In this paper we investigate changes at forest lines of Scots pine and Norway spruce (Picea abies (L.) H. Karst.) during a 26-year period. We monitored the number of stems and the volume of the growing stock in forest-line areas in Finnish Lapland during 1983–2009. The linear temporal trends and the variations of these response variables were used as indicators of a possible change. First responses of the coniferous forest lines to a changing environment have been already observed in the first part of the study during 1983–1999 (Juntunen et al. 2002). Here we predict an increase in the number of stems and the volume of the growing stock of pine and spruce in the forest-line ecotone in response to the increased summertime temperatures during the past decade.

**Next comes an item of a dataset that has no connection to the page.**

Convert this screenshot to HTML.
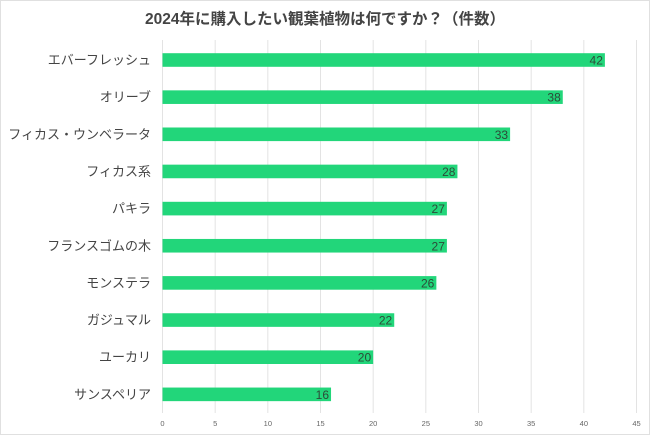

In our study area in Finnish Lapland, coniferous forest lines are alpine or polar-alpine and they occur over an area spanning 400 km in the south-north direction (Juntunen et al. 2002). These forest lines vary in nature from the Southern to the Northern Lapland. In Southern Lapland forest lines are clearly alpine forest lines and occur on scattered fells in the midst of continuous boreal forest. The northern forest lines are found on higher altitudes as well but are mostly a result of harsh growing conditions on high latitudes, where the boreal forest meets the mountain birch forest zone (Betula pubescens Ehrh.) forming the outermost limit of forest vegetation (Hämet-Ahti 1963). The regional climate is mostly (sub)continental with cold winters and relatively warm summers (Tuhkanen 1980).

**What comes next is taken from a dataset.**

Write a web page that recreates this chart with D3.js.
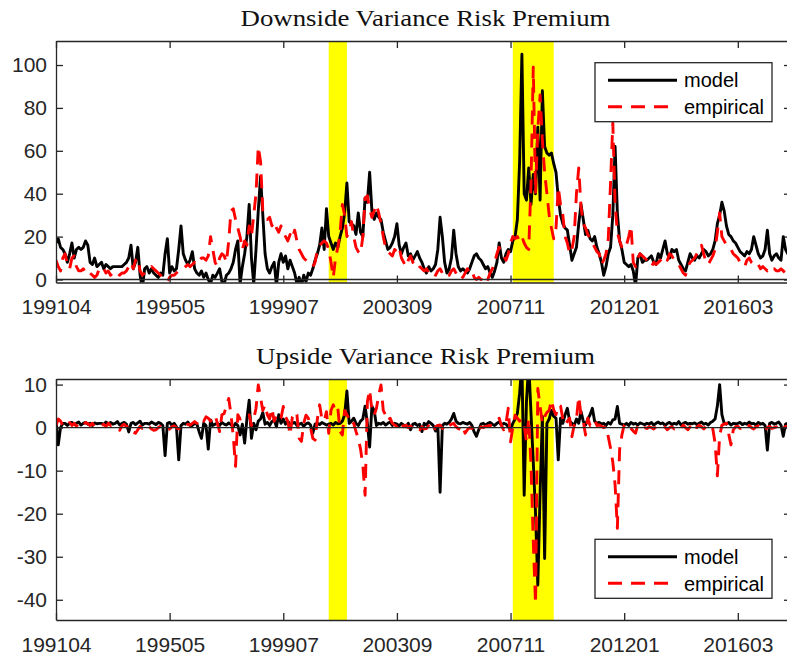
<!DOCTYPE html>
<html>
<head>
<meta charset="utf-8">
<script src="https://cdn.jsdelivr.net/npm/d3@7/dist/d3.min.js"></script>
<style>
  body { margin: 0; background: #fff; }
  svg { display: block; }
</style>
</head>
<body>
<svg id="chart" width="787" height="662"></svg>
<script>
// Monthly series, first observation 1991-04
const startMonth = "199104";
const xTickPos = [0, 50, 100, 150, 200, 250, 300];
const xTickLabels = ["199104", "199505", "199907", "200309", "200711", "201201", "201603"];
// NBER recession months (shaded)
const recessions = [["200104", "200112"], ["200801", "200907"]];

const downTicks = [0, 20, 40, 60, 80, 100];
const upTicks = [10, 0, -10, -20, -30, -40];

// Downside variance risk premium
const downModel = [
  17,19,15,14,12,8,12,17,10,14,15,14,15,18,16,8,7,10,6,7,
  8,5,7,6,5,6,6,6,6,6,7,8,10,16,5,8,15,2,-4,5,
  6,3,5,3,2,1,3,2,12,19,3,6,4,5,14,25,12,9,7,9,
  13,5,3,2,4,1,3,0,-2,2,1,3,5,-1,-2,2,3,5,8,14,
  18,-2,6,12,20,35,10,-2,14,32,48,30,12,5,3,6,8,-3,8,12,
  8,11,5,9,6,3,-2,1,-3,2,-1,3,2,5,9,12,16,24,14,33,
  20,17,14,17,15,20,24,31,45,27,26,25,21,31,22,20,38,36,50,32,
  28,31,29,28,22,18,14,15,17,20,26,16,12,15,17,11,12,9,11,13,
  10,8,5,3,6,4,5,7,14,29,20,8,3,5,10,23,12,6,4,5,
  4,3,5,8,11,12,10,9,7,5,6,3,1,4,8,17,10,8,12,14,
  13,18,20,28,55,105,40,37,52,35,49,40,71,37,88,62,59,58,59,54,
  50,38,30,26,24,23,16,9,12,15,26,35,28,21,23,19,18,20,15,12,
  8,2,6,12,15,30,62,31,18,14,8,7,6,7,4,-3,10,12,8,9,
  9,10,11,8,7,12,10,14,18,12,10,14,13,14,9,7,5,4,8,12,
  10,9,11,10,12,14,13,11,12,14,18,26,30,36,32,25,21,20,18,17,
  15,13,12,11,13,12,14,20,16,12,10,11,14,23,12,9,11,12,10,9,20,
  14,12,18
];
const downEmpirical = [
  9,6,4,10,12,7,5,10,11,6,4,4,5,3,4,3,2,1,2,5,
  4,5,3,4,2,3,4,3,2,3,3,4,6,8,5,9,10,4,2,3,
  4,5,6,5,4,3,2,1,0,-1,1,2,2,3,4,4,5,6,7,6,
  7,8,7,9,10,10,9,11,20,14,8,6,10,12,11,8,18,32,33,28,
  24,20,14,18,16,25,20,30,40,62,55,32,30,28,29,25,27,24,22,25,
  22,20,18,21,19,23,18,14,12,10,9,8,7,6,8,14,16,17,18,17,
  14,8,1,10,15,22,35,30,20,22,27,20,15,13,12,20,38,39,33,29,
  32,35,31,26,20,15,13,12,11,14,13,15,10,8,6,9,11,8,7,8,
  6,5,4,5,3,4,3,2,4,5,3,2,3,2,4,5,3,1,2,1,
  3,5,3,4,1,0,1,0,2,1,0,3,5,8,12,15,12,11,9,12,
  17,20,19,20,18,20,17,15,14,45,99,40,70,86,65,50,40,30,24,19,
  24,43,35,30,20,17,12,14,20,40,52,34,26,24,21,19,17,15,13,12,
  7,9,12,19,45,73,35,22,18,15,14,16,20,25,8,6,10,12,11,10,
  9,7,6,8,7,8,9,10,11,9,12,11,9,8,7,5,3,2,6,8,
  9,10,12,14,16,12,8,7,9,11,14,22,31,20,18,16,15,14,12,11,
  10,8,7,6,9,10,8,7,6,7,5,6,5,4,5,4,5,4,4,5,4,
  3,4,4
];

// Upside variance risk premium
const upModel = [
  2,-4,0,1,1,0.5,1,1.2,0.8,1,1.3,0.6,1,1.2,0.8,1,0.5,1.1,0.9,1,
  1,0.7,1.3,0.9,1.2,0.8,1,1.4,0.6,1,1.2,0.8,-1,1,1.2,0.7,1.1,1.5,0.6,1,
  1,0.8,1.3,1,0.7,1.2,1,0.5,-6.5,1,1.2,0.5,1,0.2,-7.5,0.5,1,0.8,1.3,0.5,
  0.5,1,0.8,-1,-2.5,1,0.5,-5,1.8,0.5,0.8,1,0.5,1.2,0.8,0.6,1.1,0.7,0.2,1,
  0.5,-1.7,0.8,-3.6,2,6.4,-2.5,1,-0.5,1.5,2,3.5,0.8,1.2,0.5,1.4,1.8,0.2,3,1,
  2,0.8,1.5,0.6,1,1.2,0.5,0.8,1,0.3,0.9,1.1,0.6,-1.3,0.8,1,0.7,1.2,0.9,0.6,
  0.8,1,0.6,1.2,0.9,1,1.5,3,8.5,1,1.5,2.2,1,0.5,1.5,2,5,1,-4.5,5,
  4,0.5,1,0.8,1.2,0.6,1,1.3,0.5,1,0.8,0.4,1,0.6,0.2,1,-0.5,0.8,1,0.5,
  0.8,-0.9,1,0.6,1.4,1,0.5,-0.8,0.5,-15,0.5,1,0.8,1.2,2,3.3,1.5,1,0.9,1.2,
  1,0.8,1.2,0.5,-1,-2,-0.5,0.8,1,0.6,1,1.2,0.8,0.5,1,1.3,0.6,1,0.8,0.2,
  -0.5,1,2,3.3,8,15,-15.7,6,15,3.3,-8,-20,-36.6,-15.3,2.6,-30.4,1,2,4,2.6,
  2.2,-7.5,2.2,1,3,4.5,1.5,1,0.5,2,1,3.7,1.5,0.6,2,3,4.5,1.5,1,1.2,
  0.8,1,0.5,1.2,0.8,1.8,2,4.9,1,0.8,0.6,1,0.5,1.2,0.8,1,0.6,1.1,0.9,0.7,
  1,0.8,1.2,0.6,1,1.3,0.9,1.1,0.5,1,1.2,0.7,1,0.8,1.4,0.6,1,1.2,0.8,1,
  0.9,1.1,0.7,1,1.3,0.8,1,0.6,1.2,1.5,2,5,10,3,1,0.8,1.2,0.6,1,0.9,
  1,1.2,0.7,1,0.8,1.3,0.9,1,0.6,1.2,0.8,1,0.5,-5.2,1,1.2,0.8,1,1.3,0.6,-2,
  0.8,1,-1
];
const upEmpirical = [
  0.5,2,1.5,0.5,1,0.6,1.2,0.5,1,0.3,1,0.8,0.4,1.2,0.9,0.5,1,0.2,0.6,0.3,
  0.5,0.8,0.2,1,0.5,0.6,0.2,-0.3,-0.6,0.4,0.8,0.2,0.5,-0.2,-1,-1.3,-0.5,0.3,-0.2,0,
  -0.5,0.2,-0.3,-0.6,-0.5,0,0.3,-0.2,-0.5,-0.6,-0.3,0.2,0.4,0,-0.3,-0.2,0.5,0.2,0.8,0.6,
  1,1.4,1,2,2.2,1.5,2.5,2.2,1.5,2.5,2.9,1,-0.9,3,3.3,5,6.8,3,-2,-9,
  3,2,2.2,2,2.5,3,0.5,2,4.5,9.9,7,4,5.3,3,2,4.5,1.5,3,2,2.2,
  4.9,2.5,1.5,-1.7,2.5,3.7,3,-2.5,-3.2,1,2.9,2.2,0,-2.5,-2.9,2,5.3,2,1.5,3.7,
  -1.3,4,5.3,3.7,4.5,-0.9,-1.7,4,3,2,0.6,1,-0.9,-2.5,-5,-8.7,-15.7,6,8.8,4,
  2.9,4.5,7.6,9.9,4,2.9,1.5,2.2,1,0.6,0.3,1.4,0.8,0.2,0.6,0,0.4,-0.2,0.2,-0.4,
  -0.5,0.2,-0.3,-0.2,0.4,-0.6,-0.9,0.2,0.5,0.6,-0.2,0.3,-0.3,0.5,0.8,1,0.2,-0.2,-0.5,0.3,
  -1.3,-0.5,0,-0.2,0.3,-0.4,-0.5,0.2,0,0.3,0.4,0.5,0.6,1,1.5,2.2,0.5,-0.5,1,4.5,
  -3.3,0,2.9,2.2,1.5,2,0.5,-3.3,2.2,-8.7,-26.5,-41,9.1,4.9,1,2.6,3.5,4,6.4,4.1,
  3,5.3,5,2,0.6,1.5,2.2,-2.1,0.6,2,7.2,3,1.5,-1.7,2.2,0.5,1,1.8,0.5,0.6,
  0.3,0,0.3,-2.1,-4.8,-8,-13.3,-23.4,-5,-1.7,0.6,1,0.4,-0.2,-0.8,-1.3,0.6,0.2,-0.2,0,
  -0.2,0.2,0,-0.3,0.2,0,-0.2,0.3,0.1,-0.5,0,0.2,-0.3,0,0.3,-0.2,0.6,0,-0.5,0.2,
  -0.6,0.3,0,0.6,0.2,-0.3,0.3,0.8,0.2,-0.3,-3.6,-11.2,-2,0.6,0.8,1,-1.5,-4,-0.5,0.2,
  0.3,-0.2,0,0.3,-0.2,0.5,0,-0.3,0.2,0.4,-0.1,0.2,-0.5,0,0.3,-0.2,0,0.2,-0.3,0.1,-0.2,
  0.3,-0.1,0.2
];

const seriesNames = ["model", "empirical"];

// ---------------------------------------------------------------------------
const AXIS_COLOR = "#262626";
const svg = d3.select("#chart");
svg.append("rect").attr("width", 787).attr("height", 662).attr("fill", "#fff");

function monthIndex(s) {
  return (+s.slice(0, 4) - +startMonth.slice(0, 4)) * 12 + (+s.slice(4) - +startMonth.slice(4));
}

const plotLeft = 56, plotRight = 791;
const x = d3.scaleLinear().domain([0, 323.4]).range([plotLeft, plotRight]);

const styles = {
  model: { stroke: "#000000", dash: null },
  empirical: { stroke: "#ff0000", dash: "14,9" }
};
const LINE_W = 2.9;

function drawPanel(cfg, idx) {
  const y = d3.scaleLinear().domain(cfg.domain).range([cfg.bottom, cfg.top]);
  const g = svg.append("g");
  const clipId = "clip" + idx;

  svg.append("defs").append("clipPath").attr("id", clipId)
    .append("rect")
    .attr("x", plotLeft).attr("y", cfg.top)
    .attr("width", plotRight - plotLeft).attr("height", cfg.bottom - cfg.top);

  // recession shading
  g.append("g").selectAll("rect").data(recessions).join("rect")
    .attr("x", d => x(monthIndex(d[0])))
    .attr("width", d => x(monthIndex(d[1])) - x(monthIndex(d[0])))
    .attr("y", cfg.top)
    .attr("height", cfg.bottom - cfg.top)
    .attr("fill", "#ffff00");

  const line = d3.line().x((d, i) => x(i)).y(d => y(d));
  const data = g.append("g").attr("clip-path", `url(#${clipId})`);

  cfg.series.forEach((vals, k) => {
    const st = styles[seriesNames[k]];
    data.append("path")
      .datum(vals)
      .attr("d", line)
      .attr("fill", "none")
      .attr("stroke", st.stroke)
      .attr("stroke-width", LINE_W)
      .attr("stroke-dasharray", st.dash)
      .attr("stroke-linejoin", "round");
  });

  // zero reference line
  data.append("line")
    .attr("x1", plotLeft).attr("x2", plotRight)
    .attr("y1", y(0)).attr("y2", y(0))
    .attr("stroke", AXIS_COLOR).attr("stroke-width", 1.3);

  // axes (box with inward ticks)
  const font = "'Liberation Sans', Arial, Helvetica, sans-serif";
  const bottomAxis = g.append("g").attr("transform", `translate(0,${cfg.bottom})`)
    .call(d3.axisBottom(x).tickValues(xTickPos)
      .tickFormat((d, i) => xTickLabels[i])
      .tickSizeInner(-7).tickSizeOuter(0).tickPadding(16.6));
  const topAxis = g.append("g").attr("transform", `translate(0,${cfg.top})`)
    .call(d3.axisTop(x).tickValues(xTickPos).tickFormat("")
      .tickSizeInner(-7).tickSizeOuter(0));
  const leftAxis = g.append("g").attr("transform", `translate(${plotLeft},0)`)
    .call(d3.axisLeft(y).tickValues(cfg.ticks).tickFormat(d3.format("d"))
      .tickSizeInner(-7).tickSizeOuter(0).tickPadding(9));
  const rightAxis = g.append("g").attr("transform", `translate(${plotRight},0)`)
    .call(d3.axisRight(y).tickValues(cfg.ticks).tickFormat("")
      .tickSizeInner(-7).tickSizeOuter(0));

  [bottomAxis, topAxis, leftAxis, rightAxis].forEach(a => {
    a.select(".domain").attr("stroke", AXIS_COLOR).attr("stroke-width", 1.3);
    a.selectAll(".tick line").attr("stroke", AXIS_COLOR).attr("stroke-width", 1.3);
    a.selectAll("text").attr("fill", AXIS_COLOR)
      .style("font-family", font).style("font-size", "21px");
  });
  leftAxis.selectAll("text").text(d => d < 0 ? "-" + Math.abs(d) : d);

  // title
  svg.append("text")
    .attr("x", 425.5).attr("y", cfg.top - 15)
    .attr("text-anchor", "middle")
    .attr("textLength", cfg.titleWidth)
    .attr("lengthAdjust", "spacingAndGlyphs")
    .style("font-family", "'Liberation Serif', 'Times New Roman', serif")
    .style("font-size", "24px")
    .attr("fill", "#111")
    .text(cfg.title);

  // legend
  const lg = svg.append("g").attr("transform", `translate(595,${cfg.legendTop})`);
  lg.append("rect").attr("width", 177).attr("height", 59)
    .attr("fill", "#fff").attr("stroke", AXIS_COLOR).attr("stroke-width", 1.3);
  seriesNames.forEach((name, k) => {
    const st = styles[name];
    const yy = 17.5 + k * 26.5;
    lg.append("line")
      .attr("x1", 13).attr("x2", 82).attr("y1", yy).attr("y2", yy)
      .attr("stroke", st.stroke).attr("stroke-width", LINE_W)
      .attr("stroke-dasharray", st.dash);
    lg.append("text")
      .attr("x", 89).attr("y", yy + 7.3)
      .style("font-family", font).style("font-size", "20px")
      .attr("fill", "#000")
      .text(name);
  });
}

const panels = [
  { title: "Downside Variance Risk Premium", titleWidth: 370,
    top: 41, bottom: 282.5, domain: [-1.4, 111.2], ticks: downTicks,
    series: [downModel, downEmpirical], legendTop: 62.7 },
  { title: "Upside Variance Risk Premium", titleWidth: 339,
    top: 379, bottom: 620, domain: [-44.7, 11.3], ticks: upTicks,
    series: [upModel, upEmpirical], legendTop: 539.3 }
];
panels.forEach(drawPanel);
</script>
</body>
</html>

The forest-line monitoring project is being carried out by the Finnish Forest Research Institute (from beginning of 2015, Natural Resources Institute Finland) and the universities of Helsinki, Oulu and Turku (Kallio et al. 1986). To monitor the forest lines in Finnish Lapland the area was divided into four regions on the basis of predominant tree species and geographical areas (Juntunen et al. 2002). The pine-dominated areas were divided into a northern and a southern region (P-N and P-S), and the spruce-dominated areas into a western and an eastern region (S-W and S-E). Each region includes two to four locations, giving a total of 13 locations (Scots pine 8 and Norway spruce 5) in northern Finland (Fig. 2). The 13 locations were carefully chosen to cover the whole area of Lapland but at the same time avoiding locations where the topography or soil factors would affect the results. At the same time places where marks of past disturbances were present were excluded. The mean age of the studied stands was not possible to record as the age of seedlings, saplings and trees varied from 1-year old seedlings to several hundred years old trees. Hence we presume that the age of the studied stands in the beginning of the monitoring was the same as the age of the dominant trees. According to the sample cores taken from the old trees for another project in the studied locations the stand age varied from 200 to 400 years in forest and timber-line zones and from 150 to 200 years in tree-line zone (Fig.3).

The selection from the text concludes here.